Wednesday, October 13, 2010

John Ellis dreams about the non-existence of the Higgs

A funny two-minute NSF video shows John Ellis, the 2nd most cited high-energy physicist (and, by the way, the father of the term "Theory of Everything", Nature 1986), who thinks it would be healthy for physics if the experiments showed that the Higgs boson were just like the luminiferous aether and the physicists have been idiots for 40 years once again:



Does he really believe this scenario?




Well, obviously, he doesn't. You can be sure that he doesn't from the beginning because of his T-shirt with the Standard Model Lagrangian: the last line contains both the kinetic and potential terms for the Higgs field. These terms do belong to the Standard Model, after all. The Higgs boson hasn't yet been seen but it's in the theory.

You may be sure that the truncated Standard Model without any Higgs - and without anything that plays its role - is inconsistent. It predicts that the scattering of longitudinally polarized pairs of W-bosons may occur with probabilities that are outside the 0%-100% range. Too bad.

These proclamations about proofs that the physicists have been idiots are very politically correct. In the case of the Higgs, Ellis obviously doesn't believe that Higgs doesn't exist. (And how "extra dimensions" themselves, without any fields in them, could replace the Higgs is beyond me.) He has the Higgs terms on his T-shirt. In fact, Ellis believes much more than the Higgs. There is a Lagrangian of the supersymmetric extension of the Standard Model printed on his underwear, too. (Thankfully, it's not shown in the video because it could diminish Susy's generally perceived sexiness: sorry, Dr Ellis.)

Dreaming about complete inconsistencies

However, more generally, I personally don't dream about new experimental proofs that many physicists are idiots because I have already seen more proofs of this fact than what was needed. ;-) And I don't mean just idiotic physicists in APS playing the role of mindless sheep of Al Gore who repeat preposterous proclamations about the upcoming climate Armageddon.

Even in the realm of serious recent experiments, physicists have been shown clueless too many times. The observation of the positive cosmological constant in 1998 is one such example. It was almost as unexpected as the absence of the Higgs boson would be.

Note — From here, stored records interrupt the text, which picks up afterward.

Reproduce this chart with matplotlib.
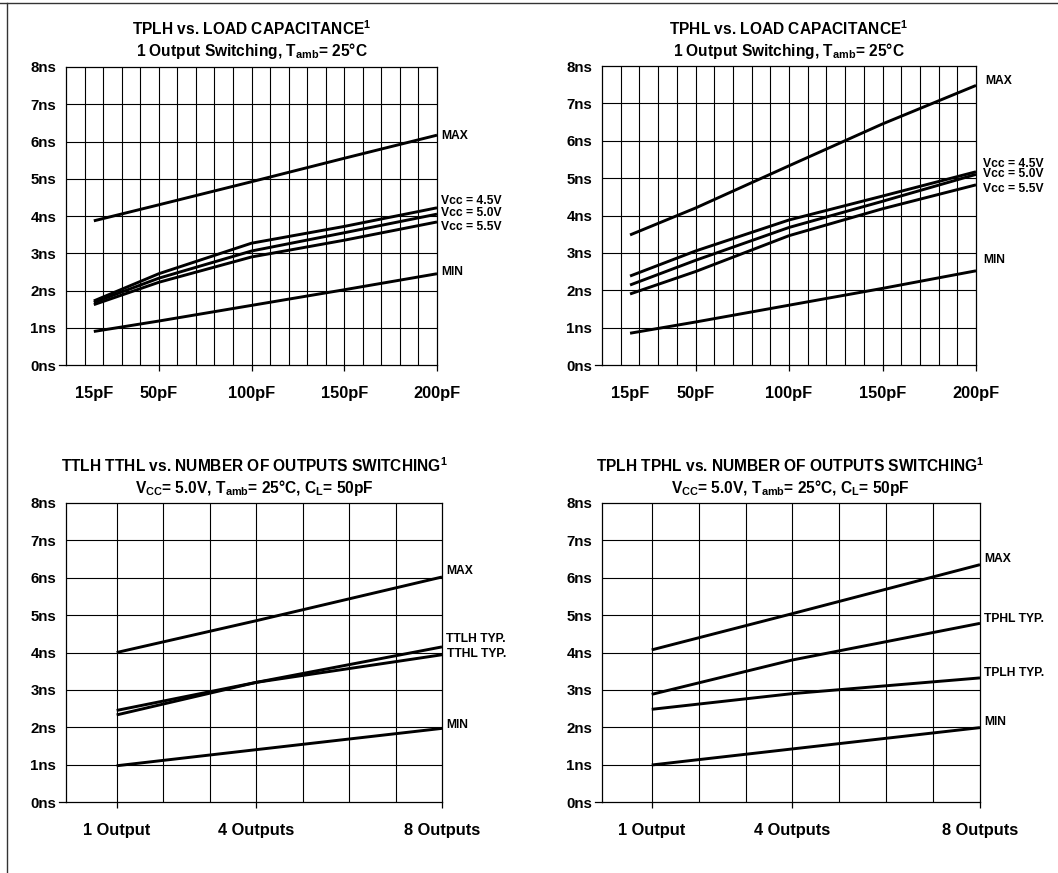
import numpy as np
import matplotlib
matplotlib.use("Agg")
import matplotlib.pyplot as plt
from matplotlib.lines import Line2D

plt.rcParams['font.family'] = ['Liberation Sans', 'DejaVu Sans']
plt.rcParams['font.weight'] = 'bold'
plt.rcParams['mathtext.fontset'] = 'custom'
plt.rcParams['mathtext.rm'] = 'Liberation Sans:bold'
plt.rcParams['mathtext.it'] = 'Liberation Sans:bold'
plt.rcParams['mathtext.bf'] = 'Liberation Sans:bold'

# load capacitance charts (pF)
cap_x = [15, 50, 100, 150, 200]
cap_ticks = [15, 50, 100, 150, 200]
cap_ticklabels = ['15pF', '50pF', '100pF', '150pF', '200pF']

tplh_max = [3.87, 4.30, 4.92, 5.55, 6.17]
tplh_v45 = [1.72, 2.45, 3.27, 3.72, 4.22]
tplh_v50 = [1.68, 2.33, 3.06, 3.55, 4.05]
tplh_v55 = [1.62, 2.22, 2.90, 3.35, 3.84]
tplh_min = [0.90, 1.18, 1.60, 2.02, 2.45]

tphl_max = [3.48, 4.20, 5.33, 6.45, 7.48]
tphl_v45 = [2.38, 3.05, 3.88, 4.52, 5.17]
tphl_v50 = [2.14, 2.80, 3.68, 4.38, 5.10]
tphl_v55 = [1.90, 2.50, 3.46, 4.18, 4.82]
tphl_min = [0.85, 1.15, 1.60, 2.05, 2.52]

# number of outputs switching charts
out_x = [1, 4, 8]
out_ticks = [1, 4, 8]
out_ticklabels = ['1 Output', '4 Outputs', '8 Outputs']

tt_max = [4.00, 4.85, 6.02]
ttlh_typ = [2.33, 3.20, 4.15]
tthl_typ = [2.45, 3.20, 3.94]
tt_min = [0.97, 1.40, 1.97]

tp_max = [4.07, 5.04, 6.35]
tphl_typ = [2.88, 3.80, 4.78]
tplh_typ = [2.48, 2.90, 3.32]
tp_min = [0.99, 1.42, 1.99]

y_ticks = list(range(9))
y_ticklabels = ['%dns' % v for v in y_ticks]

W, H = 1058, 873
fig = plt.figure(figsize=(W / 100, H / 100), dpi=100)


def px_axes(left, top, right, bottom):
    return fig.add_axes([left / W, 1 - bottom / H, (right - left) / W, (bottom - top) / H])


def setup(ax, xlim, xticks, xlabels, xgrid):
    ax.set_xlim(*xlim)
    ax.set_ylim(0, 8)
    for s in ax.spines.values():
        s.set_linewidth(0.9)
    ax.set_yticks(y_ticks)
    ax.set_yticklabels(y_ticklabels, fontsize=10.8, fontweight='bold')
    ax.set_xticks(xticks)
    ax.set_xticklabels(xlabels, fontsize=11.8, fontweight='bold')
    ax.tick_params(axis='x', length=4, width=0.9, pad=11)
    ax.tick_params(axis='y', length=0, pad=7)
    for g in xgrid:
        ax.axvline(g, color='black', lw=0.8, zorder=1)
    for v in range(1, 8):
        ax.axhline(v, color='black', lw=0.8, zorder=1)
    # little dash on 0ns
    ax.plot([-0.018, 0], [0, 0], transform=ax.transAxes, color='black', lw=0.9, clip_on=False)


def curves(ax, x, series, labels):
    for ys in series:
        ax.plot(x, ys, color='black', lw=2.1, zorder=3, solid_capstyle='butt')
    for txt, lx, ly in labels:
        ax.text(lx, ly, txt, fontsize=8.7, fontweight='bold', ha='left', va='center', clip_on=False)


def titles(cx, y1, y2, t1, t2):
    fig.text(cx / W, 1 - y1 / H, t1, ha='center', va='center', fontsize=11.2, fontweight='bold')
    fig.text(cx / W, 1 - y2 / H, t2, ha='center', va='center', fontsize=11.2, fontweight='bold')


# top left: TPLH
ax1 = px_axes(66, 67, 437, 365)
setup(ax1, (0, 200), cap_ticks, cap_ticklabels, list(range(10, 200, 10)))
ax1.xaxis.get_major_ticks()[0].tick1line.set_visible(False)
curves(ax1, cap_x, [tplh_max, tplh_v45, tplh_v50, tplh_v55, tplh_min],
       [('MAX', 202.5, 6.16), ('Vcc = 4.5V', 202, 4.39), ('Vcc = 5.0V', 202, 4.08),
        ('Vcc = 5.5V', 202, 3.71), ('MIN', 202.5, 2.5)])
titles(252, 29, 51, r'TPLH vs. LOAD CAPACITANCE$^1$', r'1 Output Switching, T$_{amb}$= 25°C')

# top right: TPHL
ax2 = px_axes(602, 66, 976, 365)
setup(ax2, (0, 200), cap_ticks, cap_ticklabels, list(range(10, 200, 10)))
ax2.xaxis.get_major_ticks()[0].tick1line.set_visible(False)
curves(ax2, cap_x, [tphl_max, tphl_v45, tphl_v50, tphl_v55, tphl_min],
       [('MAX', 205, 7.6), ('Vcc = 4.5V', 204, 5.37), ('Vcc = 5.0V', 204, 5.1),
        ('Vcc = 5.5V', 204, 4.7), ('MIN', 204, 2.82)])
titles(789, 29, 51, r'TPHL vs. LOAD CAPACITANCE$^1$', r'1 Output Switching, T$_{amb}$= 25°C')

# bottom left: TTLH TTHL
ax3 = px_axes(66, 503, 442, 802)
setup(ax3, (-0.09, 8), out_ticks, out_ticklabels, list(range(1, 8)))
curves(ax3, out_x, [tt_max, ttlh_typ, tthl_typ, tt_min],
       [('MAX', 8.1, 6.18), ('TTLH TYP.', 8.08, 4.37), ('TTHL TYP.', 8.1, 3.95), ('MIN', 8.1, 2.07)])
titles(254, 466, 488, r'TTLH TTHL vs. NUMBER OF OUTPUTS SWITCHING$^1$',
       r'V$_{CC}$= 5.0V, T$_{amb}$= 25°C, C$_L$= 50pF')

# bottom right: TPLH TPHL
ax4 = px_axes(602, 503, 980, 802)
setup(ax4, (-0.06, 8), out_ticks, out_ticklabels, list(range(1, 8)))
curves(ax4, out_x, [tp_max, tphl_typ, tplh_typ, tp_min],
       [('MAX', 8.09, 6.49), ('TPHL TYP.', 8.09, 4.9), ('TPLH TYP.', 8.09, 3.44), ('MIN', 8.09, 2.14)])
titles(790, 466, 488, r'TPLH TPHL vs. NUMBER OF OUTPUTS SWITCHING$^1$',
       r'V$_{CC}$= 5.0V, T$_{amb}$= 25°C, C$_L$= 50pF')

# page frame (top and left edges only)
fig.add_artist(Line2D([0, 1], [1 - 3 / H, 1 - 3 / H], color='#333333', lw=1.0))
fig.add_artist(Line2D([7 / W, 7 / W], [0, 1 - 3 / H], color='#333333', lw=1.0))

fig.savefig('out.png', dpi=100, facecolor='white')
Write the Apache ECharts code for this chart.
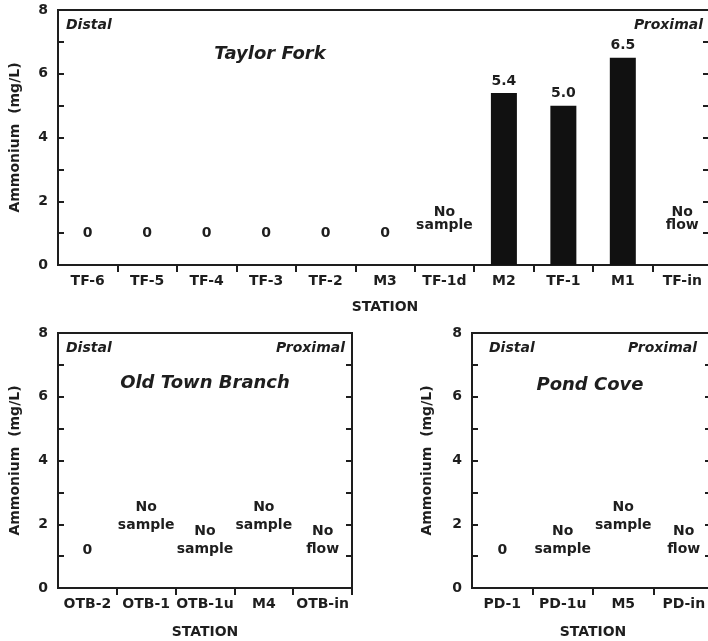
<!DOCTYPE html>
<html>
<head>
<meta charset="utf-8">
<script src="https://cdn.jsdelivr.net/npm/echarts@6/dist/echarts.min.js"></script>
<style>
  html, body { margin: 0; padding: 0; background: #fff; }
  #chart { width: 708px; height: 641px; }
</style>
</head>
<body>
<div id="chart"></div>
<script>
// Ammonium concentrations by sampling station, ordered distal -> proximal.
const tfStations = ['TF-6', 'TF-5', 'TF-4', 'TF-3', 'TF-2', 'M3', 'TF-1d', 'M2', 'TF-1', 'M1', 'TF-in'];
const tfValues = [0, 0, 0, 0, 0, 0, null, 5.4, 5.0, 6.5, null];
const tfNotes = [null, null, null, null, null, null, 'No\nsample', null, null, null, 'No\nflow'];

const otbStations = ['OTB-2', 'OTB-1', 'OTB-1u', 'M4', 'OTB-in'];
const otbValues = [0, null, null, null, null];
const otbNotes = [null, 'No\nsample', 'No\nsample', 'No\nsample', 'No\nflow'];

const pdStations = ['PD-1', 'PD-1u', 'M5', 'PD-in'];
const pdValues = [0, null, null, null];
const pdNotes = [null, 'No\nsample', 'No\nsample', 'No\nflow'];

const yTicks = [0, 2, 4, 6, 8];

// Height (in axis units) at which each station's note / zero label sits.
const tfNoteLevels = [1.0, 1.0, 1.0, 1.0, 1.0, 1.0, 1.45, 0, 0, 0, 1.45];
const otbNoteLevels = [1.19, 2.26, 1.5, 2.26, 1.5];
const pdNoteLevels = [1.19, 1.5, 2.26, 1.5];

const FONT = 'DejaVu Sans';
const INK = '#1e1e1e';

const panels = [
  { name: 'Taylor Fork', stations: tfStations, values: tfValues, notes: tfNotes, levels: tfNoteLevels,
    grid: { left: 58, top: 10, width: 654, height: 255 }, rightTick: 9, noteLine: 13, xNameGap: 35,
    title: [270, 54], distal: [66, 25], proximal: [703, 25] },
  { name: 'Old Town Branch', stations: otbStations, values: otbValues, notes: otbNotes, levels: otbNoteLevels,
    grid: { left: 58, top: 333, width: 294, height: 255 }, rightTick: 6, noteLine: 18, xNameGap: 37,
    title: [205, 383], distal: [66, 348], proximal: [345, 348] },
  { name: 'Pond Cove', stations: pdStations, values: pdValues, notes: pdNotes, levels: pdNoteLevels,
    grid: { left: 472, top: 333, width: 242, height: 255 }, rightTick: 9, noteLine: 18, xNameGap: 37,
    title: [590, 385], distal: [489, 348], proximal: [697, 348] }
];

const grids = [], xAxes = [], yAxes = [], series = [], graphics = [];

panels.forEach(function (p, k) {
  grids.push(Object.assign({
    show: true, borderColor: INK, borderWidth: 2, backgroundColor: '#fff',
    containLabel: false, outerBoundsMode: 'none'
  }, p.grid));

  xAxes.push({
    type: 'category', gridIndex: k, data: p.stations, boundaryGap: true,
    axisLine: { show: true, lineStyle: { color: INK, width: 2 } },
    axisTick: { show: true, inside: false, length: 7, lineStyle: { color: INK, width: 2 },
      interval: function (i) { return i !== 0; } },
    axisLabel: { color: INK, fontFamily: FONT, fontWeight: 'bold', fontSize: 14, margin: 9, interval: 0 },
    name: 'STATION', nameLocation: 'middle', nameGap: p.xNameGap,
    nameTextStyle: { color: INK, fontFamily: FONT, fontWeight: 'bold', fontSize: 14 },
    splitLine: { show: false }
  });

  const yBase = {
    type: 'value', gridIndex: k, min: 0, max: 8, interval: 1,
    splitLine: { show: false },
    axisLine: { show: true, lineStyle: { color: INK, width: 2 } }
  };
  yAxes.push(Object.assign({}, yBase, {
    position: 'left',
    axisTick: { show: true, inside: true, length: 6, lineStyle: { color: INK, width: 2 } },
    axisLabel: { color: INK, fontFamily: FONT, fontWeight: 'bold', fontSize: 14, margin: 10,
      formatter: function (v) { return yTicks.indexOf(v) >= 0 ? String(v) : ''; } },
    name: 'Ammonium  (mg/L)', nameLocation: 'middle', nameGap: k === 2 ? 38 : 36,
    nameTextStyle: { color: INK, fontFamily: FONT, fontWeight: 'bold', fontSize: 14 }
  }));
  yAxes.push(Object.assign({}, yBase, {
    position: 'right',
    axisTick: { show: true, inside: true, length: p.rightTick, lineStyle: { color: INK, width: 2 } },
    axisLabel: { show: false }
  }));

  series.push({
    type: 'bar', xAxisIndex: k, yAxisIndex: 2 * k, data: p.values, barWidth: 26,
    silent: true,
    itemStyle: { color: '#111' },
    label: {
      show: true, position: 'top', distance: 5, color: INK,
      fontFamily: FONT, fontWeight: 'bold', fontSize: 14,
      formatter: function (d) { return d.value > 0 ? d.value.toFixed(1) : ''; }
    }
  });

  // Notes ("0", "No sample", "No flow") placed inside the plot on the axis scale.
  const noteData = [];
  p.stations.forEach(function (s, i) {
    let text = null;
    if (p.values[i] === 0) text = '0';
    else if (p.notes[i]) text = p.notes[i];
    if (text !== null) noteData.push([i, p.levels[i], text]);
  });
  const lineH = p.noteLine;
  series.push({
    type: 'custom', xAxisIndex: k, yAxisIndex: 2 * k, data: noteData, silent: true,
    encode: { x: 0, y: 1 },
    renderItem: function (params, api) {
      const pt = api.coord([api.value(0), api.value(1)]);
      const text = noteData[params.dataIndex][2];
      return {
        type: 'text', x: pt[0], y: pt[1],
        style: {
          text: text, fill: INK, align: 'center', verticalAlign: 'middle',
          font: 'bold 14px "DejaVu Sans"', lineHeight: lineH
        }
      };
    }
  });

  graphics.push({
    type: 'text', x: p.title[0], y: p.title[1],
    style: { text: p.name, fill: INK, font: 'italic bold 18px "DejaVu Sans"', textAlign: 'center', textVerticalAlign: 'middle' }
  });
  graphics.push({
    type: 'text', x: p.distal[0], y: p.distal[1],
    style: { text: 'Distal', fill: INK, font: 'italic bold 14px "DejaVu Sans"', textAlign: 'left', textVerticalAlign: 'middle' }
  });
  graphics.push({
    type: 'text', x: p.proximal[0], y: p.proximal[1],
    style: { text: 'Proximal', fill: INK, font: 'italic bold 14px "DejaVu Sans"', textAlign: 'right', textVerticalAlign: 'middle' }
  });
});

const chart = echarts.init(document.getElementById('chart'), null, { renderer: 'canvas' });
chart.setOption({
  animation: false,
  backgroundColor: '#fff',
  grid: grids,
  xAxis: xAxes,
  yAxis: yAxes,
  series: series,
  graphic: graphics
});
</script>
</body>
</html>
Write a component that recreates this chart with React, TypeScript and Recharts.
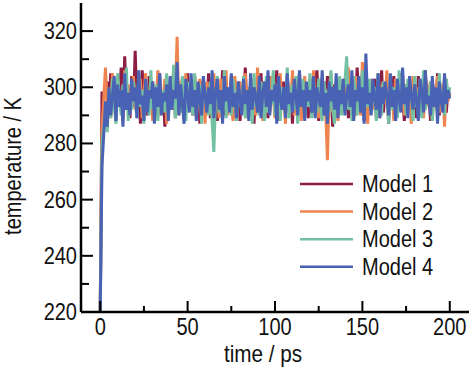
import React from "react";
import { LineChart, Line, XAxis, YAxis, Legend } from "recharts";

// time in ps, one frame per ps
const TIME = Array.from({ length: 201 }, (_, i) => i);

const MODEL_1 = [
  220, 298, 298, 296, 302, 291, 305, 294, 299, 288, 303, 297, 307, 290, 311, 295, 300, 289, 304, 293,
  313, 292, 301, 287, 306, 296, 299, 290, 304, 293, 302, 288, 300, 295, 305, 291, 298, 286, 303, 297,
  300, 292, 306, 289, 301, 297, 294, 303, 288, 299, 305, 292, 298, 290, 304, 296, 301, 287, 302, 294,
  299, 291, 305, 289, 300, 296, 303, 288, 298, 293, 306, 290, 301, 297, 292, 304, 289, 299, 295, 302,
  288, 300, 294, 307, 291, 298, 296, 303, 287, 301, 293, 299, 305, 290, 297, 302, 289, 304, 294, 300,
  292, 306, 288, 299, 296, 302, 290, 304, 295, 300, 287, 303, 293, 298, 305, 291, 299, 294, 301, 289,
  303, 296, 292, 300, 306, 288, 298, 294, 302, 290, 304, 297, 299, 286, 301, 295, 303, 291, 298, 300,
  293, 305, 289, 299, 296, 302, 290, 307, 294, 298, 301, 288, 304, 295, 292, 300, 297, 303, 289, 299,
  294, 306, 291, 298, 302, 287, 300, 296, 304, 290, 299, 293, 305, 297, 288, 301, 295, 303, 292, 298,
  300, 289, 304, 296, 299, 291, 306, 294, 298, 288, 302, 297, 293, 305, 290, 300, 295, 303, 291, 299,
  297,
];

const MODEL_2 = [
  220, 285, 296, 307, 293, 300, 289, 305, 297, 291, 303, 295, 299, 288, 306, 294, 301, 290, 298, 304,
  292, 300, 295, 303, 289, 298, 305, 291, 297, 302, 288, 300, 294, 306, 290, 299, 296, 303, 287, 301,
  295, 304, 292, 299, 318, 290, 302, 296, 288, 305, 293, 300, 297, 291, 304, 289, 298, 303, 294, 300,
  287, 302, 296, 299, 291, 305, 294, 300, 289, 303, 297, 292, 306, 290, 298, 301, 288, 304, 295, 299,
  302, 291, 297, 305, 289, 300, 294, 303, 296, 290, 307, 293, 299, 288, 302, 295, 300, 291, 304, 297,
  289, 301, 296, 305, 292, 298, 287, 303, 299, 294, 306, 290, 300, 295, 302, 288, 297, 304, 293, 299,
  301, 290, 306, 295, 298, 289, 303, 294, 300, 292, 274, 299, 305, 291, 297, 302, 288, 300, 296, 303,
  291, 298, 307, 293, 300, 288, 304, 296, 299, 290, 309, 294, 301, 287, 298, 303, 292, 300, 295, 305,
  289, 299, 302, 294, 306, 291, 297, 300, 288, 303, 295, 299, 292, 305, 290, 301, 296, 298, 287, 304,
  294, 300, 291, 303, 297, 289, 305, 293, 299, 302, 288, 300, 296, 304, 291, 298, 301, 286, 303, 295,
  298,
];

const MODEL_3 = [
  220, 280, 286, 291, 284, 299, 289, 303, 293, 287, 305, 296, 290, 301, 294, 307, 288, 298, 292, 302,
  296, 289, 304, 293, 299, 287, 302, 295, 290, 306, 292, 298, 301, 288, 303, 294, 299, 291, 305, 290,
  298, 293, 308, 289, 300, 295, 291, 304, 297, 288, 302, 294, 299, 290, 305, 292, 297, 301, 287, 303,
  294, 299, 290, 302, 288, 277, 296, 304, 291, 298, 293, 306, 289, 300, 295, 290, 303, 297, 288, 301,
  295, 292, 304, 289, 299, 296, 301, 287, 305, 293, 298, 290, 302, 296, 288, 304, 291, 299, 294, 306,
  290, 297, 302, 288, 300, 295, 293, 307, 289, 298, 301, 292, 304, 287, 299, 296, 303, 290, 298, 293,
  305, 289, 300, 296, 291, 303, 294, 288, 302, 297, 299, 291, 306, 293, 287, 300, 295, 304, 290, 298,
  302, 311, 292, 299, 288, 304, 296, 290, 301, 294, 306, 289, 298, 293, 303, 291, 297, 300, 288, 305,
  295, 290, 302, 297, 299, 287, 304, 292, 300, 296, 289, 306, 293, 298, 301, 290, 303, 295, 299, 288,
  304, 293, 297, 300, 289, 306, 292, 298, 295, 302, 288, 300, 296, 291, 305, 294, 299, 290, 303, 296,
  300,
];

const MODEL_4 = [
  220, 272, 283, 295, 286, 300, 290, 297, 304, 288, 301, 293, 299, 286, 305, 292, 298, 290, 303, 295,
  300, 289, 306, 294, 297, 288, 303, 291, 299, 296, 302, 287, 300, 293, 305, 290, 298, 295, 301, 288,
  304, 292, 299, 296, 309, 290, 301, 294, 287, 303, 297, 291, 305, 293, 299, 288, 302, 296, 290, 304,
  297, 291, 300, 294, 306, 289, 298, 303, 292, 299, 287, 304, 295, 300, 291, 305, 293, 298, 289, 302,
  296, 290, 303, 294, 299, 288, 305, 292, 300, 297, 291, 304, 289, 298, 302, 293, 306, 290, 299, 295,
  301, 287, 304, 296, 292, 300, 289, 305, 294, 298, 291, 303, 297, 290, 306, 293, 299, 288, 302, 295,
  299, 291, 304, 289, 300, 296, 293, 306, 290, 298, 287, 302, 295, 300, 292, 305, 289, 299, 294, 303,
  290, 297, 301, 293, 306, 288, 299, 295, 304, 291, 300, 287, 312, 294, 298, 290, 303, 296, 292, 305,
  289, 300, 294, 302, 297, 290, 305, 293, 299, 288, 303, 296, 291, 307, 294, 300, 289, 304, 297, 292,
  301, 295, 288, 303, 299, 291, 306, 294, 297, 290, 304, 293, 300, 287, 302, 296, 291, 305, 294, 299,
  296,
];

const SERIES = [
  { key: "m1", name: "Model 1", color: "#8c1d45", values: MODEL_1 },
  { key: "m2", name: "Model 2", color: "#ef8450", values: MODEL_2 },
  { key: "m3", name: "Model 3", color: "#74c0a2", values: MODEL_3 },
  { key: "m4", name: "Model 4", color: "#4a62b3", values: MODEL_4 },
];

const X_TICKS = [0, 25, 50, 75, 100, 125, 150, 175, 200];
const X_LABELS = [0, 50, 100, 150, 200];
const Y_TICKS = [220, 230, 240, 250, 260, 270, 280, 290, 300, 310, 320];
const Y_LABELS = [220, 240, 260, 280, 300, 320];

const FONT = "'Liberation Sans', Arial, sans-serif";

const data = TIME.map((t, i) => {
  const row: Record<string, number> = { t };
  SERIES.forEach((s) => {
    row[s.key] = s.values[i];
  });
  return row;
});

// ticks point into the plot, only every other one gets a label
const XTick = (props: any) => {
  const { x, y, payload } = props;
  const major = X_LABELS.includes(payload.value);
  return (
    <g>
      <line x1={x} x2={x} y1={y} y2={y - (major ? 11 : 6)} stroke="#000" strokeWidth={2} />
      {major && (
        <text
          transform={`translate(${x},${y + 23}) scale(0.87,1)`}
          textAnchor="middle"
          fontSize={23}
          fontFamily={FONT}
          fill="#111"
        >
          {payload.value}
        </text>
      )}
    </g>
  );
};

const YTick = (props: any) => {
  const { x, y, payload } = props;
  const major = Y_LABELS.includes(payload.value);
  return (
    <g>
      <line x1={x} x2={x + (major ? 12 : 8)} y1={y} y2={y} stroke="#000" strokeWidth={2} />
      {major && (
        <text
          transform={`translate(${x - 4},${y + 8}) scale(0.87,1)`}
          textAnchor="end"
          fontSize={23}
          fontFamily={FONT}
          fill="#111"
        >
          {payload.value}
        </text>
      )}
    </g>
  );
};

const renderLegend = (props: any) => {
  const items = props.payload || [];
  return (
    <svg width={170} height={120}>
      {items.map((item: any, i: number) => (
        <g key={item.value} transform={`translate(0,${14 + i * 27.6})`}>
          <line x1={0} x2={53} y1={0} y2={0} stroke={item.color} strokeWidth={2.5} />
          <text
            transform="translate(62,8) scale(0.87,1)"
            fontSize={23}
            fontFamily={FONT}
            fill="#111"
          >
            {item.value}
          </text>
        </g>
      ))}
    </svg>
  );
};

export default function App() {
  return (
    <div style={{ position: "absolute", left: 0, top: 0, width: 474, height: 370, background: "#fff" }}>
      <LineChart width={474} height={370} data={data} margin={{ top: 3, right: 5, left: 0, bottom: 0 }}>
        <XAxis
          dataKey="t"
          type="number"
          domain={[-11, 211]}
          ticks={X_TICKS}
          interval={0}
          tickSize={0}
          tickMargin={0}
          tick={<XTick />}
          height={58}
          axisLine={{ stroke: "#000", strokeWidth: 2.5 }}
          tickLine={false}
        />
        <XAxis
          xAxisId="top"
          orientation="top"
          type="number"
          domain={[-11, 211]}
          height={0}
          tick={false}
          tickLine={false}
          axisLine={{ stroke: "#000", strokeWidth: 2.5 }}
        />
        <YAxis
          type="number"
          domain={[220, 330]}
          ticks={Y_TICKS}
          interval={0}
          tickSize={0}
          tickMargin={0}
          tick={<YTick />}
          width={81}
          allowDataOverflow
          axisLine={{ stroke: "#000", strokeWidth: 2.5 }}
          tickLine={false}
        />
        <YAxis
          yAxisId="right"
          orientation="right"
          type="number"
          domain={[220, 330]}
          width={0}
          tick={false}
          tickLine={false}
          axisLine={{ stroke: "#000", strokeWidth: 2.5 }}
        />
        {SERIES.map((s) => (
          <Line
            key={s.key}
            dataKey={s.key}
            name={s.name}
            stroke={s.color}
            strokeWidth={3}
            strokeLinejoin="miter"
            dot={false}
            activeDot={false}
            type="linear"
            isAnimationActive={false}
          />
        ))}
        <Legend
          layout="vertical"
          align="center"
          verticalAlign="middle"
          content={renderLegend}
          wrapperStyle={{ position: "absolute", left: 300, top: 170, width: 170, height: 120 }}
        />
      </LineChart>
      <svg
        width={474}
        height={370}
        style={{ position: "absolute", left: 0, top: 0, pointerEvents: "none" }}
      >
        <text
          transform="translate(263,362) scale(0.9,1)"
          textAnchor="middle"
          fontSize={23}
          fontFamily={FONT}
          fill="#111"
        >
          time / ps
        </text>
        <text
          transform="translate(13,166) rotate(-90) scale(0.87,1)"
          textAnchor="middle"
          dominantBaseline="central"
          fontSize={23}
          fontFamily={FONT}
          fill="#111"
        >
          temperature / K
        </text>
      </svg>
    </div>
  );
}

But it wasn't healthy for the field.

The observation of the dark energy, however valid it might be and however natural it will look to the future generations of physicists, has thrown the "cosmological" part of fundamental physics of our generations into quagmire that has lasted for more than a decade so far.

The expansion of intellectually impotent and often downright incorrect memes about the anthropic principle and similar concepts simply reflects the immense surprise that the cosmological constant is there, while being unnaturally tiny. This surprise hasn't gone away and it was a source of a disease for physics. Needless to say, physicists will eventually be sure what's going on so the insight will be important and helpful in the long run - but in the short run and the medium run, it wasn't good.



If you're unconstrained by internal consistency and agreement with the real data, you may imagine many things instead of the Higgs mechanism, including the Fractastic Voyage above. Things are much more unique if you actually care about the consistency and the agreement with the observations.

If the Higgs is shown not to be there, I guess that it won't be a beginning of a clear new revolution, either. Why? First, there has to be some deviation from the Higgs-less Standard Model because the Higgs-less Standard Model is internally inconsistent, as I have mentioned above.

But imagine that the WW scattering is slightly modified from the Standard Model prediction, so that it stays in the logical range of 0%-100%. Something that looks like coming from a completely non-polynomial, perhaps non-local Lagrangian (or even a non-Lagrangian theory) - yet not manifestly inconsistent - may be suggested by the data. Will we know what to do with such a situation?

I don't think so. The possible totally Higgs-less alternatives are so attractive a possibility that people have already spent a part of their efforts in the recent decades - and as far as I know, they haven't found anything that makes much sense. The actual results of this research are much less attractive than the motivation. So I don't see a reason why they should suddenly find such a theory in the next 10 years. The non-discovery of the Higgs wouldn't really help us much because people have looked to this possible situation before the measurement, anyway.

Of course, if the experiments already said "there is no Higgs", many new (and maybe smarter) people would be looking at possible Higgs-less theories. But the change would only be quantitative. Even if it makes sense to speculate about such matters, the new alternative research won't explode before 2013-2014 when the LHC is expected to find the light Higgs boson.

(Note that SUSY will probably be discovered before the Higgs if it occurs at low enough mass scale.)